The Austin Chronicle

https://www.austinchronicle.com/events/film/2007-08-03/509364/

The Bourne Ultimatum

Rated PG-13, 111 min. Directed by Paul Greengrass. Starring Matt Damon, Julia Stiles, David Strathairn, Scott Glenn, Paddy Considine, Edgar Ramirez, Albert Finney, Joan Allen.

REVIEWED By Josh Rosenblatt, Fri., Aug. 3, 2007

Ask Francis Ford Coppola, and he’ll tell you it’s no small feat getting to the third movie in a series and still managing to create something watchable. More remarkable still – unprecedented, really – is making a movie that’s actually better than its predecessors. Conventional wisdom states that by the third movie in any series, lead characters have long since given up any psychological relevance and been reduced to two-dimensional lunch-box-sized pitchmen, and plots have become mere retreads of the series’ earlier triumphs. Which makes The Bourne Ultimatum – the third in the Robert Ludlum-penned series about Jason Bourne (Damon), the rogue CIA spook with impossibly broad shoulders and the memory of a goldfish – such an achievement. Not only is it considerably better than 2002's The Bourne Identity, but director Greengrass (United 93, Bloody Sunday) even bests his own excellent The Bourne Supremacy, creating a true action thriller that’s far closer to art than it probably has any right to be. If this upward trend continues, by the time the series reaches entry six or seven (The Bourne Resignation? The Bourne Liebestraum?), Greengrass will be making our generation’s Grand Illusion, or at least The Great Escape. Episode three finds Bourne still struggling to reconstruct his identity while bringing down elaborate conspiracies percolating among the higher-ups in the American intelligence community. By this point, he tops the CIA’s most-wanted list by a mile, and even just the sight of an Algerian meter maid is enough to send him into paroxysms of paranoia that usually result in his tossing about roomfuls of hiply dressed secret agents like they were sacks of potatoes.

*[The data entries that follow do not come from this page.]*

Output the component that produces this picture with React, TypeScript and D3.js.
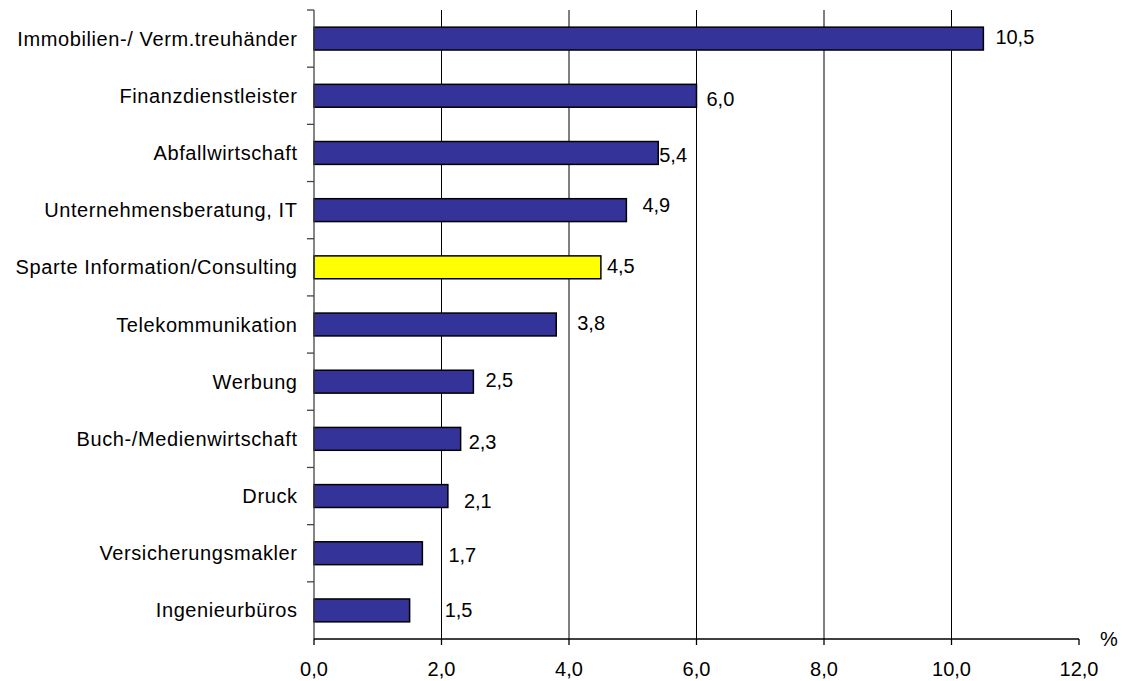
import React from "react";
import * as d3 from "d3";

const categories = [
  "Immobilien-/ Verm.treuhänder",
  "Finanzdienstleister",
  "Abfallwirtschaft",
  "Unternehmensberatung, IT",
  "Sparte Information/Consulting",
  "Telekommunikation",
  "Werbung",
  "Buch-/Medienwirtschaft",
  "Druck",
  "Versicherungsmakler",
  "Ingenieurbüros",
];
const values = [10.5, 6.0, 5.4, 4.9, 4.5, 3.8, 2.5, 2.3, 2.1, 1.7, 1.5];
const highlighted = [false, false, false, false, true, false, false, false, false, false, false];
const xTicks = [0, 2, 4, 6, 8, 10, 12];
const unitLabel = "%";
// label nudges (as rendered in the original) relative to the bar end
const labelDx = [12, 10, 1, 16, 6, 21, 12, 8, 16, 26, 35];
const labelDy = [-2, 3.5, 2, -5, -1, -2, -2, 3, 5, 2, 0];

const W = 1123;
const H = 681;
const margin = { left: 314, right: 44, top: 10, bottom: 42 };
const FONT = "'Liberation Sans', Arial, sans-serif";
const FS = 20;
const LS_CAT = 0.6;

const fmt = (v: number) => v.toFixed(1).replace(".", ",");

export default function App() {
  const x = d3.scaleLinear().domain([0, 12]).range([margin.left, W - margin.right]);
  const y = d3
    .scaleBand<string>()
    .domain(categories)
    .range([margin.top, H - margin.bottom])
    .paddingInner(0.6)
    .paddingOuter(0.3);
  const y0 = margin.top;
  const y1 = H - margin.bottom;
  const step = y.step();
  const boundaries = d3.range(categories.length).map((i) => y0 + i * step);

  return (
    <svg
      width={W}
      height={H}
      style={{ position: "absolute", left: 0, top: 0, display: "block", background: "#fff" }}
      fontFamily={FONT}
    >
      {/* gridlines */}
      {xTicks
        .filter((t) => t > 0 && t < 12)
        .map((t) => (
          <line key={"g" + t} x1={x(t)} x2={x(t)} y1={y0} y2={y1} stroke="#000" strokeWidth={1} />
        ))}
      {/* bars */}
      {categories.map((c, i) => (
        <rect
          key={c}
          x={x(0)}
          y={y(c)!}
          width={x(values[i]) - x(0)}
          height={y.bandwidth()}
          fill={highlighted[i] ? "#FFFF00" : "#333399"}
          stroke="#000"
          strokeWidth={1.5}
        />
      ))}
      {/* y axis */}
      <line x1={x(0)} x2={x(0)} y1={y0} y2={y1} stroke="#444" strokeWidth={1.3} />
      {boundaries.map((b, i) => (
        <line key={"yt" + i} x1={x(0) - 7} x2={x(0)} y1={b} y2={b} stroke="#444" strokeWidth={1.3} />
      ))}
      {/* x axis */}
      <line x1={x(0)} x2={x(12)} y1={y1} y2={y1} stroke="#000" strokeWidth={1.3} />
      {xTicks.map((t) => (
        <line key={"xt" + t} x1={x(t)} x2={x(t)} y1={y1} y2={y1 + 6} stroke="#000" strokeWidth={1.3} />
      ))}
      {xTicks.map((t) => (
        <text key={"xl" + t} x={x(t)} y={676} textAnchor="middle" fontSize={FS} fill="#000">
          {fmt(t)}
        </text>
      ))}
      <text x={x(12) + 21} y={646} fontSize={FS} fill="#000">
        {unitLabel}
      </text>
      {/* category labels */}
      {categories.map((c) => (
        <text
          key={"cl" + c}
          x={297 + LS_CAT}
          y={y(c)! + y.bandwidth() / 2 + 7}
          textAnchor="end"
          fontSize={FS}
          letterSpacing={LS_CAT}
          fill="#000"
        >
          {c}
        </text>
      ))}
      {/* value labels */}
      {categories.map((c, i) => (
        <text
          key={"vl" + c}
          x={x(values[i]) + labelDx[i]}
          y={y(c)! + y.bandwidth() / 2 + labelDy[i] + 7}
          fontSize={FS}
          fill="#000"
        >
          {fmt(values[i])}
        </text>
      ))}
    </svg>
  );
}
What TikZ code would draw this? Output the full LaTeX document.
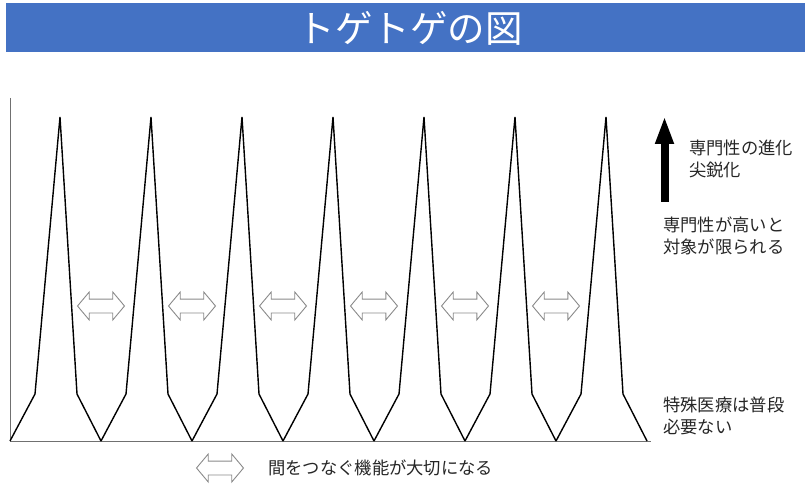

To add insult to this inconvenience, Bourne is plagued by memories of hooded interrogations involving involuntary headfirst dips into water tanks and cursed by a complete lack of memory of anything else: He doesn’t know his real name; he can’t remember why he is where he is or why he does what he does. And – unkindest cut of all! – he can’t remember that he used to schtup Julia Stiles. How cruel can fate (and movie producers) get?!! The least you can do is leave the poor guy his erotic memories while he’s out there in the cold, running for his life. Greengrass and co. may have made one of the best action movies in recent memory, but some punishments are just too mean-spirited to inflict, even for filmmakers.